[A run of records]
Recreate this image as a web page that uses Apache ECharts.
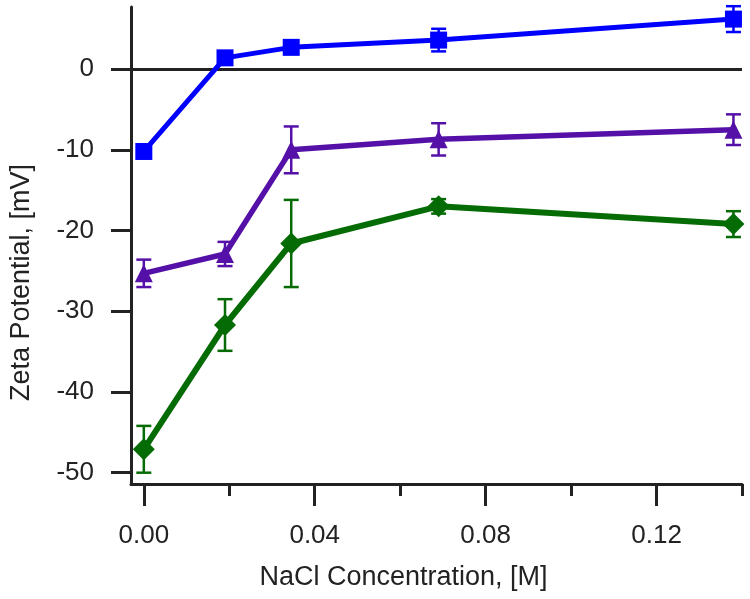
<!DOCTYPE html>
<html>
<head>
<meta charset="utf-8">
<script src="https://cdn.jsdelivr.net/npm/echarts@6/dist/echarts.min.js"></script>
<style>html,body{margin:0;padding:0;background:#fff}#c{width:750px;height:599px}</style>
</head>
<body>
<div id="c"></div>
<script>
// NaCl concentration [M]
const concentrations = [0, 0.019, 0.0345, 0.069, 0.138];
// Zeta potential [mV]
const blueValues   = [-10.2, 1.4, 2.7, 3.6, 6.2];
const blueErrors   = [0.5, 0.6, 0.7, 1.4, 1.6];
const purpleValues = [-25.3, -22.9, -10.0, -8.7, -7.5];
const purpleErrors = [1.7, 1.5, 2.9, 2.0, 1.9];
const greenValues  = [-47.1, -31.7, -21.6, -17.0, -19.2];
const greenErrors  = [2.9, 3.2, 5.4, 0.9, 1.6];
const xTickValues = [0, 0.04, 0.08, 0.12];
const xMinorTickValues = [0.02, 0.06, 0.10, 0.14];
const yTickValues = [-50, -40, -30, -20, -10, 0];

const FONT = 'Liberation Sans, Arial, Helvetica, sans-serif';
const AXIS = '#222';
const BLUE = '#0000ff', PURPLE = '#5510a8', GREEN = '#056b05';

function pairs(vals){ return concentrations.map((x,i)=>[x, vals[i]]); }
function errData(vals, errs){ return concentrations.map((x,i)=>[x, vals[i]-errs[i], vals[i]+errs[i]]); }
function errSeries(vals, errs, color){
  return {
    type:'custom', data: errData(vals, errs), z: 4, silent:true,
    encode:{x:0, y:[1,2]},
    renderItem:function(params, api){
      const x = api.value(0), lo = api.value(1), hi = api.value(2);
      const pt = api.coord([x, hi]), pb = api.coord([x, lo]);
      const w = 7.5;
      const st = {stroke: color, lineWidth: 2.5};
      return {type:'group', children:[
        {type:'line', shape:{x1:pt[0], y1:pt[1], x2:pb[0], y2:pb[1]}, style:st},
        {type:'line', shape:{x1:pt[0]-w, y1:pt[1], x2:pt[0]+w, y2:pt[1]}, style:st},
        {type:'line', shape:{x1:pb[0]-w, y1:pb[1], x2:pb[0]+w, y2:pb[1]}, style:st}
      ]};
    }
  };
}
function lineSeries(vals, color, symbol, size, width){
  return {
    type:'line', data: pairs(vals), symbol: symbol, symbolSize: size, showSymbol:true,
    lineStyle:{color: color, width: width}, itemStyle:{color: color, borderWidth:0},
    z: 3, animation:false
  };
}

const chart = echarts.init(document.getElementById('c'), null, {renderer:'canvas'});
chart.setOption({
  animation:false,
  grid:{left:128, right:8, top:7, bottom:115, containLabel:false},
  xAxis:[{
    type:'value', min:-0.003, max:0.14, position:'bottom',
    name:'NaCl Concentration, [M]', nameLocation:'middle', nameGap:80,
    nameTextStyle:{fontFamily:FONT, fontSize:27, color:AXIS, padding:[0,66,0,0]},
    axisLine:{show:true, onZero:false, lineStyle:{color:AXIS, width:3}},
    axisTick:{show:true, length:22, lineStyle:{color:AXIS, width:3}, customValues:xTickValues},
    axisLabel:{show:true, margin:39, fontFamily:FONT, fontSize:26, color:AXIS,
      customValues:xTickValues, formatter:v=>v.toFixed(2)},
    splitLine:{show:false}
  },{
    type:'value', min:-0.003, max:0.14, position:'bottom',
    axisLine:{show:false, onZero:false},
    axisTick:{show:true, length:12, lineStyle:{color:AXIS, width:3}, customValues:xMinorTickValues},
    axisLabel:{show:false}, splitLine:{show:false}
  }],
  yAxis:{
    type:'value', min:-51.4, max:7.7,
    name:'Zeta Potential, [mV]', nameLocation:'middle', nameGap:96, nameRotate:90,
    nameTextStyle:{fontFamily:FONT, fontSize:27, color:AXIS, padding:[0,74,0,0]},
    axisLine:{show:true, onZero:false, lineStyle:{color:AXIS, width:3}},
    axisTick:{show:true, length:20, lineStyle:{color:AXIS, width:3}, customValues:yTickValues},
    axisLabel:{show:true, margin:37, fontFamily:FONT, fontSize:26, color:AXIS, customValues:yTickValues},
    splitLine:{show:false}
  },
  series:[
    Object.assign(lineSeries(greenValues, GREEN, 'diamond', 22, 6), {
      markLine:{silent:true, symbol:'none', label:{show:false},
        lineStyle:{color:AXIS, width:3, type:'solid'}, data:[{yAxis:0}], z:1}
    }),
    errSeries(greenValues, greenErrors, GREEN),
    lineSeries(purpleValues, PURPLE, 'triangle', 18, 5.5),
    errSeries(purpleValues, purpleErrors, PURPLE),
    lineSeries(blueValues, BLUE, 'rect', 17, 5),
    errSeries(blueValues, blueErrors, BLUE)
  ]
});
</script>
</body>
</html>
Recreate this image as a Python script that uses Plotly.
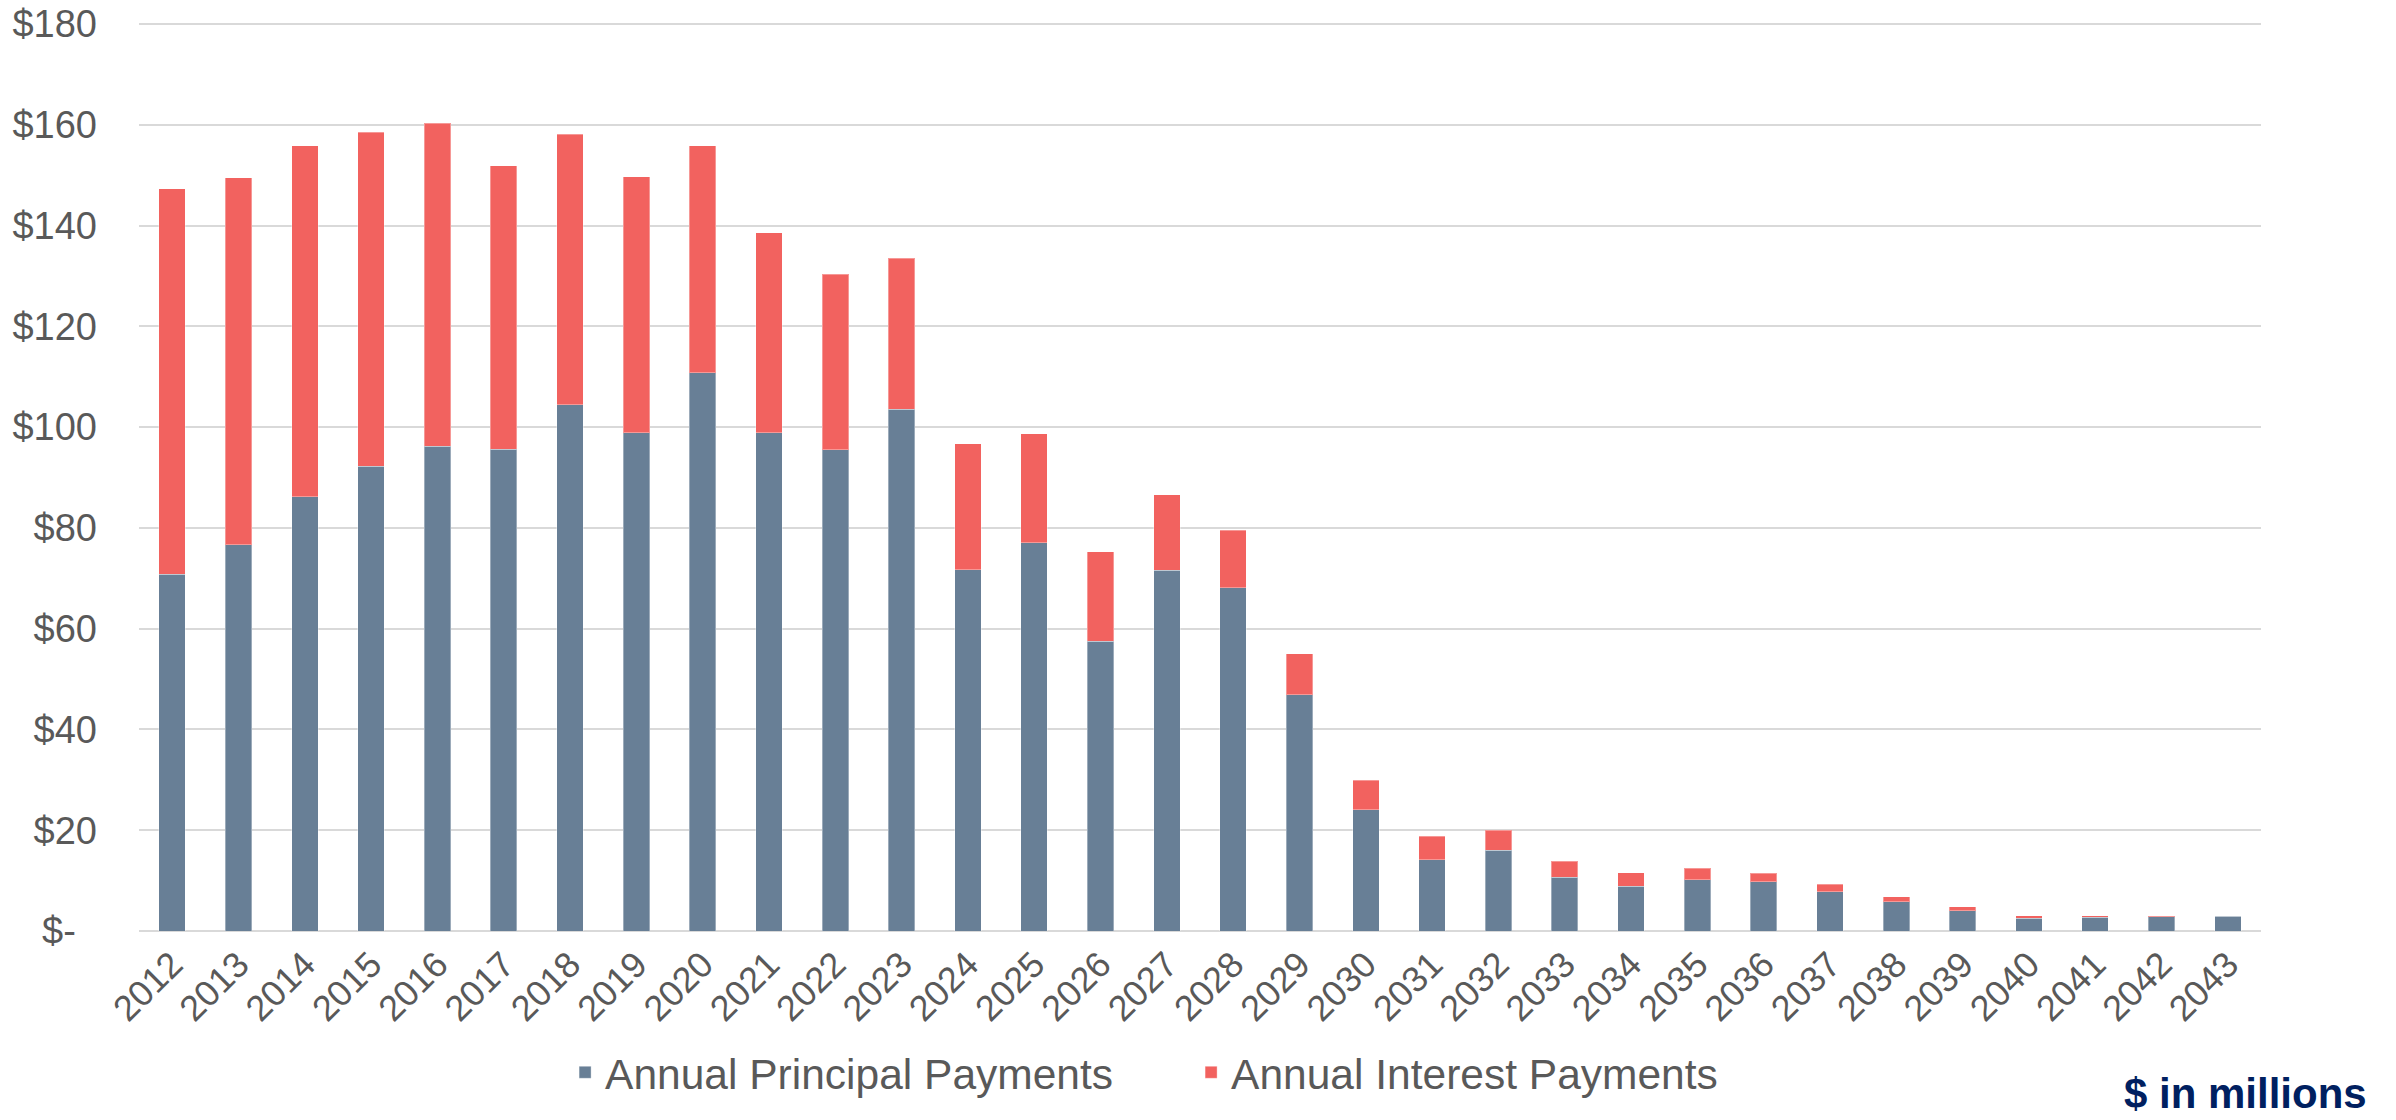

WRITTEN TASK =
Give an exact copy of the material, leaving out every picture.

FULL ANSWER =
Recreate this image as a web page that uses Apache ECharts.
<!DOCTYPE html>
<html>
<head>
<meta charset="utf-8">
<script src="https://cdn.jsdelivr.net/npm/echarts@6/dist/echarts.min.js"></script>
<style>html,body{margin:0;padding:0;background:#fff}#c{width:750px;height:599px}</style>
</head>
<body>
<div id="c"></div>
<script>
// NaCl concentration [M]
const concentrations = [0, 0.019, 0.0345, 0.069, 0.138];
// Zeta potential [mV]
const blueValues   = [-10.2, 1.4, 2.7, 3.6, 6.2];
const blueErrors   = [0.5, 0.6, 0.7, 1.4, 1.6];
const purpleValues = [-25.3, -22.9, -10.0, -8.7, -7.5];
const purpleErrors = [1.7, 1.5, 2.9, 2.0, 1.9];
const greenValues  = [-47.1, -31.7, -21.6, -17.0, -19.2];
const greenErrors  = [2.9, 3.2, 5.4, 0.9, 1.6];
const xTickValues = [0, 0.04, 0.08, 0.12];
const xMinorTickValues = [0.02, 0.06, 0.10, 0.14];
const yTickValues = [-50, -40, -30, -20, -10, 0];

const FONT = 'Liberation Sans, Arial, Helvetica, sans-serif';
const AXIS = '#222';
const BLUE = '#0000ff', PURPLE = '#5510a8', GREEN = '#056b05';

function pairs(vals){ return concentrations.map((x,i)=>[x, vals[i]]); }
function errData(vals, errs){ return concentrations.map((x,i)=>[x, vals[i]-errs[i], vals[i]+errs[i]]); }
function errSeries(vals, errs, color){
  return {
    type:'custom', data: errData(vals, errs), z: 4, silent:true,
    encode:{x:0, y:[1,2]},
    renderItem:function(params, api){
      const x = api.value(0), lo = api.value(1), hi = api.value(2);
      const pt = api.coord([x, hi]), pb = api.coord([x, lo]);
      const w = 7.5;
      const st = {stroke: color, lineWidth: 2.5};
      return {type:'group', children:[
        {type:'line', shape:{x1:pt[0], y1:pt[1], x2:pb[0], y2:pb[1]}, style:st},
        {type:'line', shape:{x1:pt[0]-w, y1:pt[1], x2:pt[0]+w, y2:pt[1]}, style:st},
        {type:'line', shape:{x1:pb[0]-w, y1:pb[1], x2:pb[0]+w, y2:pb[1]}, style:st}
      ]};
    }
  };
}
function lineSeries(vals, color, symbol, size, width){
  return {
    type:'line', data: pairs(vals), symbol: symbol, symbolSize: size, showSymbol:true,
    lineStyle:{color: color, width: width}, itemStyle:{color: color, borderWidth:0},
    z: 3, animation:false
  };
}

const chart = echarts.init(document.getElementById('c'), null, {renderer:'canvas'});
chart.setOption({
  animation:false,
  grid:{left:128, right:8, top:7, bottom:115, containLabel:false},
  xAxis:[{
    type:'value', min:-0.003, max:0.14, position:'bottom',
    name:'NaCl Concentration, [M]', nameLocation:'middle', nameGap:80,
    nameTextStyle:{fontFamily:FONT, fontSize:27, color:AXIS, padding:[0,66,0,0]},
    axisLine:{show:true, onZero:false, lineStyle:{color:AXIS, width:3}},
    axisTick:{show:true, length:22, lineStyle:{color:AXIS, width:3}, customValues:xTickValues},
    axisLabel:{show:true, margin:39, fontFamily:FONT, fontSize:26, color:AXIS,
      customValues:xTickValues, formatter:v=>v.toFixed(2)},
    splitLine:{show:false}
  },{
    type:'value', min:-0.003, max:0.14, position:'bottom',
    axisLine:{show:false, onZero:false},
    axisTick:{show:true, length:12, lineStyle:{color:AXIS, width:3}, customValues:xMinorTickValues},
    axisLabel:{show:false}, splitLine:{show:false}
  }],
  yAxis:{
    type:'value', min:-51.4, max:7.7,
    name:'Zeta Potential, [mV]', nameLocation:'middle', nameGap:96, nameRotate:90,
    nameTextStyle:{fontFamily:FONT, fontSize:27, color:AXIS, padding:[0,74,0,0]},
    axisLine:{show:true, onZero:false, lineStyle:{color:AXIS, width:3}},
    axisTick:{show:true, length:20, lineStyle:{color:AXIS, width:3}, customValues:yTickValues},
    axisLabel:{show:true, margin:37, fontFamily:FONT, fontSize:26, color:AXIS, customValues:yTickValues},
    splitLine:{show:false}
  },
  series:[
    Object.assign(lineSeries(greenValues, GREEN, 'diamond', 22, 6), {
      markLine:{silent:true, symbol:'none', label:{show:false},
        lineStyle:{color:AXIS, width:3, type:'solid'}, data:[{yAxis:0}], z:1}
    }),
    errSeries(greenValues, greenErrors, GREEN),
    lineSeries(purpleValues, PURPLE, 'triangle', 18, 5.5),
    errSeries(purpleValues, purpleErrors, PURPLE),
    lineSeries(blueValues, BLUE, 'rect', 17, 5),
    errSeries(blueValues, blueErrors, BLUE)
  ]
});
</script>
</body>
</html>
Recreate this image as a Python script that uses Plotly.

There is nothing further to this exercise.